Ah ok, I assumed D3D11 sorry unsure.png 
 
Yeah, on D3D9 you can query whether different formats support vertex texture fetch. In my experience, the only formats that ever worked were D3DFMT_A32B32G32R32F and D3DFMT_A16B16G16R16F on some other cards. Modern (DX10+) GPUs will likely return true for D3DFMT_A8R8G8B8, but these ones will support 32F as well.
 
However, vertex texture fetch basically only works on DX10+ GPUs, or nVidia GPUs that support shader model 3.
Instead of supporting VTF, AMD instead chose to implement "render to vertex buffer"... but R2VB is now a completely dead technique that doesn't even work on modern GPUs.
At the time, a comprehensive D3D9 engine would use VTF on GeForce 7/8, R2VB on Radeon X1000, and otherwise used constant registers... What a pain!
 
If you want to limit yourself to D3D10+ capable GPUs, then I'd just use VTF with the 32F format, otherwise, I'd just use constant registers smile.png

FWIW, it's very common for D3D9 games that are still being released to require a D3D10-capable GPU :wink:

vs_3_0 only support less than 64 matrices

One row/column of your bone matrices should be (0,0,0,1), so you can hard-code that row-column and store each matrix in 3 registers rather than 4. There's also a CryTek technique where you convert each matrix into a dual-quaternion, which can be stored in 2 registers.
You can also just split your model into several sub-meshes, so that each sub-mesh only uses <64 bones, even if the model has hundreds.
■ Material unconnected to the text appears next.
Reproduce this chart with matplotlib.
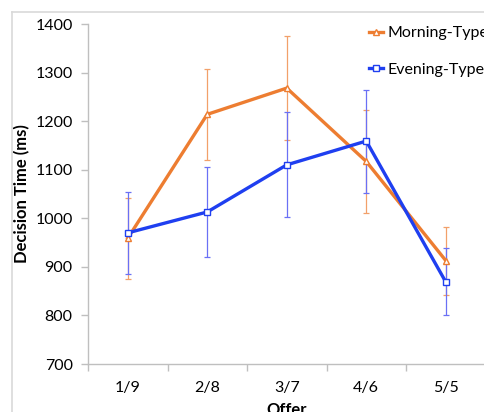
import matplotlib.pyplot as plt
from matplotlib.lines import Line2D

offers = ['1/9', '2/8', '3/7', '4/6', '5/5']
morning = [959, 1214, 1268, 1117, 913]
morning_err = [83, 93, 107, 106, 70]
evening = [970, 1013, 1110, 1159, 869]
evening_err = [84, 93, 108, 106, 69]

plt.rcParams['font.family'] = ['Lato', 'DejaVu Sans']

fig = plt.figure(figsize=(4.84, 4.12), dpi=100)
ax = fig.add_axes([88 / 484, 1 - 364 / 412, 397.5 / 484, 340 / 412])

# light outer frame
fig.add_artist(Line2D([12 / 484, 1], [1 - 12 / 412] * 2, color='#d9d9d9', lw=1.2))
fig.add_artist(Line2D([12 / 484] * 2, [0, 1 - 12 / 412], color='#d9d9d9', lw=1.2))

x = list(range(len(offers)))
orange = '#ed7d31'
blue = '#1f3ff0'

ax.errorbar(x, morning, yerr=morning_err, fmt='none', ecolor='#f2a06a', elinewidth=0.9,
            capsize=2, capthick=0.9, zorder=1)
ax.errorbar(x, evening, yerr=evening_err, fmt='none', ecolor='#6a70f5', elinewidth=0.9,
            capsize=2, capthick=0.9, zorder=1)
ax.plot(x, morning, color=orange, lw=2.4, marker='^', ms=4, mfc='white', mec=orange,
        mew=1, label='Morning-Type', zorder=3)
ax.plot(x, evening, color=blue, lw=2.4, marker='s', ms=4, mfc='white', mec=blue,
        mew=1, label='Evening-Type', zorder=4)

ax.set_xlim(-0.5, 4.5)
ax.set_ylim(700, 1400)
ax.set_yticks(range(700, 1401, 100))
ax.set_xticks(x)
ax.set_xticklabels(offers)
ax.set_xticks([i - 0.5 for i in range(6)], minor=True)
ax.tick_params(axis='x', which='major', length=0, pad=12, labelsize=11.5)
ax.tick_params(axis='x', which='minor', length=5, color='#bfbfbf', width=1)
ax.tick_params(axis='y', length=5, color='#bfbfbf', width=1, labelsize=11.5, pad=6)

for s in ['top', 'right']:
    ax.spines[s].set_visible(False)
for s in ['left', 'bottom']:
    ax.spines[s].set_color('#bfbfbf')
    ax.spines[s].set_linewidth(1)

ax.set_ylabel('Decision Time (ms)', fontsize=12, fontweight='bold', labelpad=4)
ax.set_xlabel('Offer', fontsize=12, fontweight='bold', labelpad=5)

leg = ax.legend(loc='upper left', bbox_to_anchor=(0.69, 1.013), frameon=False,
                fontsize=11.5, handlelength=0.9, handletextpad=0.3, labelspacing=1.4,
                borderaxespad=0)

fig.savefig('out.png', dpi=100)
Is there anyway I can transform those vertices inside a static vertex buffer on the cpu before it goes to the gpu without resolving to 'DrawPrimitiveUP' functions ? that would be the simplest solution.

Yes, use a dynamic vertex buffer. See: https://developer.nvidia.com/sites/default/files/akamai/gamedev/files/gdc12/Efficient_Buffer_Management_McDonald.pdf
We even did that on a D3D11-era game released last year as we were GPU-bound and had some very well optimized CPU-skinning code.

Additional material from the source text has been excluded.